On Wednesday, the rugby fraternity was rocked by the news that Small had suddenly passed away from a heart attack.
The lion-hearted winger was one of the most iconic members of the Boks’ 1995 World Cup-winning squad, which saw him produce an immensely gutsy defensive performance to keep All Blacks great Jonah Lomu at bay in the historic final at Ellis Park.
Andrews, who played alongside Small in that memorable World Cup campaign, reflected fondly on the impact Small had made on the game.
‘He was the typical bad boy of sport. Any sport has one, and we had James Small. Besides that, he just created a huge amount of excitement, especially as the game was going professional, rugby needed someone like James. And I’m not just talking about the the way he played on the field, which was 100% committed.

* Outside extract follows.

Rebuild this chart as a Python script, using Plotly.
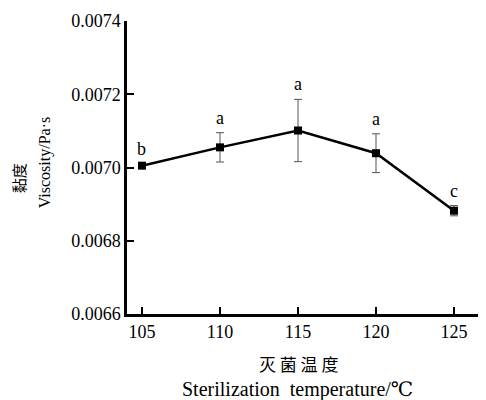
import plotly.graph_objects as go

temps = [105, 110, 115, 120, 125]
viscosity = [0.007005, 0.007055, 0.007101, 0.007039, 0.006882]
errors = [0.000005, 0.000040, 0.000085, 0.000053, 0.000014]
letters = ["b", "a", "a", "a", "c"]
y_ticks = [0.0066, 0.0068, 0.0070, 0.0072, 0.0074]
x_ticks = [105, 110, 115, 120, 125]

serif = "Times New Roman, Liberation Serif, DejaVu Serif, serif"
cjk = "Noto Sans CJK SC, serif"

# page offset compensation (browser body margin of 8px)
OFF = 8
W, H = 486 - OFF, 400 - OFF
PL, PR, PT, PB = 127, 486, 20.7, 313.7  # plot area in page pixels


def px(xp):
    return (xp - PL) / (PR - PL)


def py(yp):
    return (PB - yp) / (PB - PT)


fig = go.Figure()
fig.add_trace(go.Scatter(
    x=temps, y=viscosity, mode="lines+markers",
    line=dict(color="black", width=2.5),
    marker=dict(symbol="square", size=8, color="black"),
    error_y=dict(type="data", array=errors, visible=True, color="#555555",
                 thickness=1, width=4),
    showlegend=False,
))

for t, v, e, l in zip(temps, viscosity, errors, letters):
    fig.add_annotation(x=t, y=v + e, text=l, showarrow=False, yanchor="middle",
                       yshift=15, font=dict(family=serif, size=18, color="black"))

fig.add_annotation(xref="paper", yref="paper", x=px(45), y=py(163),
                   text="Viscosity/Pa·s", textangle=-90, showarrow=False,
                   xanchor="center", yanchor="middle",
                   font=dict(family=serif, size=16, color="black"))
fig.add_annotation(xref="paper", yref="paper", x=px(18), y=py(178),
                   text="黏度", textangle=-90, showarrow=False,
                   xanchor="center", yanchor="middle",
                   font=dict(family=cjk, size=15, color="black"))
fig.add_annotation(xref="paper", yref="paper", x=px(298), y=py(363),
                   text="灭 菌 温 度", showarrow=False,
                   xanchor="center", yanchor="middle",
                   font=dict(family=cjk, size=17, color="black"))
fig.add_annotation(xref="paper", yref="paper", x=px(297), y=py(389),
                   text="Sterilization  temperature/℃", showarrow=False,
                   xanchor="center", yanchor="middle",
                   font=dict(family=serif, size=20, color="black"))

fig.update_layout(
    width=W, height=H,
    margin=dict(l=PL - OFF, r=0, t=PT - OFF, b=H - (PB - OFF), pad=0),
    paper_bgcolor="white", plot_bgcolor="white",
    xaxis=dict(range=[104.04, 127.05], tickvals=x_ticks, ticks="inside", ticklen=7,
               tickwidth=2, tickcolor="black", showline=True, linecolor="black",
               linewidth=2.5, showgrid=False, zeroline=False,
               tickfont=dict(family=serif, size=18, color="black")),
    yaxis=dict(range=[0.0066, 0.0074], tickvals=y_ticks, tickformat=".4f",
               ticks="inside", ticklen=7, tickwidth=2, tickcolor="black",
               showline=True, linecolor="black", linewidth=2.5, showgrid=False,
               zeroline=False, tickfont=dict(family=serif, size=18, color="black")),
)

fig.write_html("out.html")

‘He brought a different vibe and edge, which I think the game needed. He was the first oke to really have a tattoo and then an earring, but he attracted real attention to the game, and I think brought a whole lot of new supporters with him. He was good for rugby. The game needed someone like that, and as much as he may have created news off the field, he also made headlines on the field with the way he played. He was the best bad boy to have.’
Reflecting on the 1995 final, Andrews recounted how they had prepared to counter the threat of Lomu.
‘On the way to the final, I sat behind James, and had a book by [former basketball legend] Michael Jordan that spoke about fears. I gave it to James, but the thing was, we’d all said to him as a team that he didn’t have to worry about Lomu, because as a group we were all focused on Lomu.
‘And if you think back to that game, I think we were all roaring after Lomu to tackle him, to the point that James almost had to get in the queue. For me, it just symbolised what that 1995 World Cup team was all about, and the role he played in it. You can’t deny he was a complicated guy, and maybe a bit of a loose cannon at times, but he brought a real energy to every team he played for, and he was just a great asset for the game.’
Andrews concluded by saying that if he could sum up Small in any way, it would be with the word ‘passionate’.
‘He was passionate about rugby, about life, about the teams he played for, and he was a very emotional guy. James was quite different to the perception that many people may have had of him. He got involved in the plight of various causes, and although he may have had a reputation as a hard guy, he also had a really soft side.’